The group is meeting next month in Vienna after signalling at a summit last week in Algeria that they could reach their first output agreement in eight years.
Brent crude, the global benchmark, climbed above $51 per barrel this evening before settling around $50.79. West Texas Intermediate crude rose 0.87 per cent to $48.66 per barrel.
The benchmarks were buoyed after Iran’s state news agency reported that Iranian President Hassan Rouhani told his Venezuelan counterpart Nicolás Maduro that it was essential for oil producing countries to take a decision to raise the price of oil and stabilise the market.
Traders were initially sceptical of the deal, with doubts over whether it would be enough to clear the supply glut which has haunted crude markets for more than two years.

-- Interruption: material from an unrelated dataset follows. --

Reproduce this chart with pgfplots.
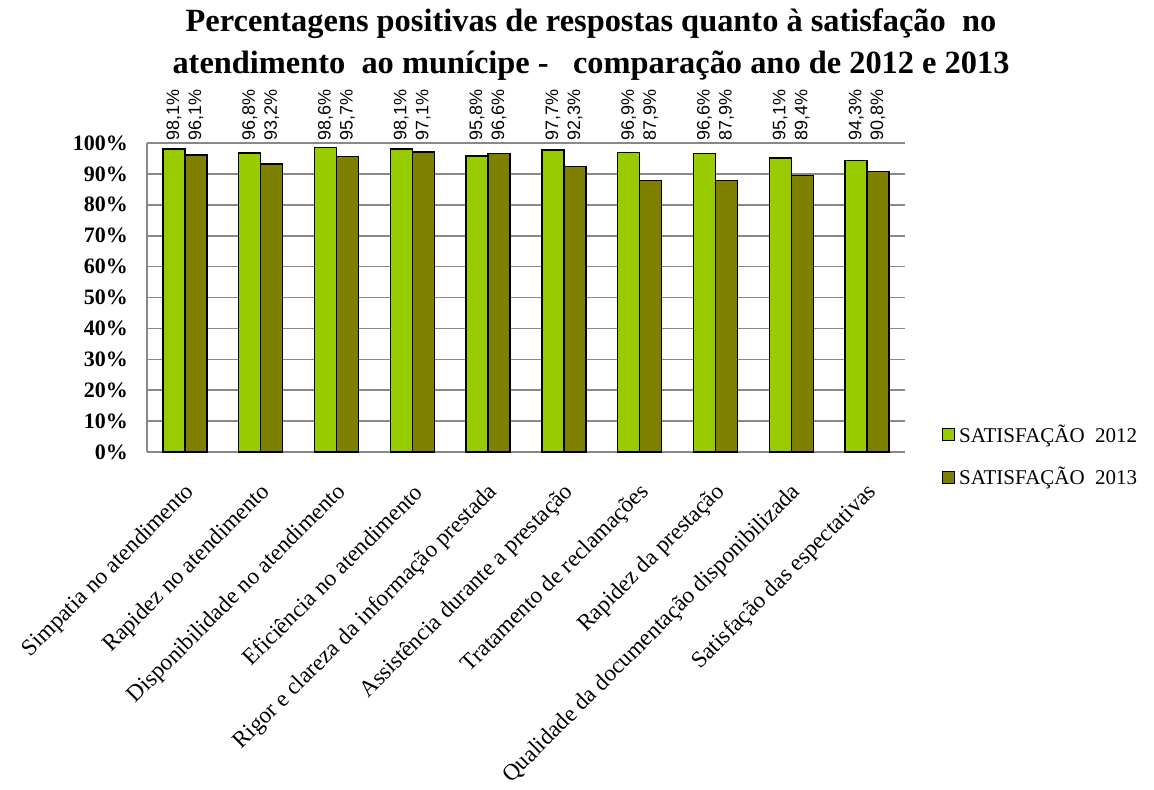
\documentclass[border=0pt]{standalone}
\usepackage{pgfplots}
\pgfplotsset{compat=1.18}
\usepackage{fontspec}
\setmainfont{Liberation Serif}
\newfontfamily\lsans{Liberation Sans}
\definecolor{g12}{HTML}{99CC00}
\definecolor{g13}{HTML}{808000}
\definecolor{gridc}{HTML}{888888}
\begin{document}
\begin{tikzpicture}
\useasboundingbox (0,0) rectangle (577pt,394.5pt);
\node[font=\bfseries\fontsize{16.2}{21}\selectfont, align=center, anchor=center] at (295.5pt,372pt)
 {Percentagens positivas de respostas quanto à satisfação\ \ no\\atendimento\ \ ao munícipe -\ \ \ comparação ano de 2012 e 2013};
\begin{axis}[
  at={(73.5pt,168.5pt)}, anchor=south west,
  width=379pt, height=154.5pt, scale only axis,
  xmin=-0.5, xmax=9.5, ymin=0, ymax=100,
  axis x line=bottom, axis y line=left,
  axis line style={gridc, line width=0.8pt, -},
  ytick={0,10,...,100},
  ymajorgrids, grid style={gridc, line width=0.8pt},
  major tick length=0pt,
  /pgf/number format/assume math mode=true,
  yticklabel={\pgfmathprintnumber{\tick}\%},
  yticklabel style={font=\bfseries\fontsize{11}{13}\selectfont, xshift=-6pt},
  xtick={0,...,9},
  xticklabels={Simpatia no atendimento,Rapidez no atendimento,Disponibilidade no atendimento,Eficiência no atendimento,Rigor e clareza da informação prestada,Assistência durante a prestação,Tratamento de reclamações,Rapidez da prestação,Qualidade da documentação disponibilizada,Satisfação das espectativas},
  xticklabel style={font=\fontsize{11.6}{14}\selectfont, rotate=45, anchor=east, xshift=-9.8pt, yshift=-15.2pt, inner sep=1pt},
  bar width=11pt,
  legend style={draw=none, at={(1.04,0.0)}, anchor=west, yshift=-2pt, font=\fontsize{10.5}{12}\selectfont, row sep=7pt, legend cell align=left},
  legend image code/.code={\draw[#1, draw=black] (0pt,-3pt) rectangle (6pt,3pt);},
]
\addplot[ybar, bar shift=-5.5pt, fill=g12, draw=black, line width=0.7pt] coordinates {
(0,98.1) (1,96.8) (2,98.6) (3,98.1) (4,95.8) (5,97.7) (6,96.9) (7,96.6) (8,95.1) (9,94.3)};
\addlegendentry{SATISFAÇÃO\ \ 2012}
\addplot[ybar, bar shift=5.5pt, fill=g13, draw=black, line width=0.7pt] coordinates {
(0,96.1) (1,93.2) (2,95.7) (3,97.1) (4,96.6) (5,92.3) (6,87.9) (7,87.9) (8,89.4) (9,90.8)};
\addlegendentry{SATISFAÇÃO\ \ 2013}
\addplot[draw=none, mark=none, forget plot, point meta=explicit symbolic,
  nodes near coords, every node near coord/.style={rotate=90, anchor=west, inner sep=1pt, font=\lsans\fontsize{9}{10}\selectfont}]
 coordinates {(-0.145,100)[98,1\%] (0.855,100)[96,8\%] (1.855,100)[98,6\%] (2.855,100)[98,1\%] (3.855,100)[95,8\%] (4.855,100)[97,7\%] (5.855,100)[96,9\%] (6.855,100)[96,6\%] (7.855,100)[95,1\%] (8.855,100)[94,3\%]};
\addplot[draw=none, mark=none, forget plot, point meta=explicit symbolic,
  nodes near coords, every node near coord/.style={rotate=90, anchor=west, inner sep=1pt, font=\lsans\fontsize{9}{10}\selectfont}]
 coordinates {(0.145,100)[96,1\%] (1.145,100)[93,2\%] (2.145,100)[95,7\%] (3.145,100)[97,1\%] (4.145,100)[96,6\%] (5.145,100)[92,3\%] (6.145,100)[87,9\%] (7.145,100)[87,9\%] (8.145,100)[89,4\%] (9.145,100)[90,8\%]};
\end{axis}
\end{tikzpicture}
\end{document}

There have been suggestions that any decline in Organisation of Petroleum Exporting Countries (Opec) production would be countered by rigs coming back online in the US.
The US the oil rig count increased by seven rigs to total 425 last week according to the oil-field services company Baker Hughes.
Commodities titan Goldman Sachs said that the agreement could add as much as $10 to oil prices in the first half of 2017, however it's yet to revise next year's oil price forecasts due to the uncertainty of the proposal.
Phil Flynn, analyst at the Price Futures Group brokerage, said: "There’s already a soft commitment from Russia that it will be part of the Opec plan and if more non-Opec members get on board prices can only go higher."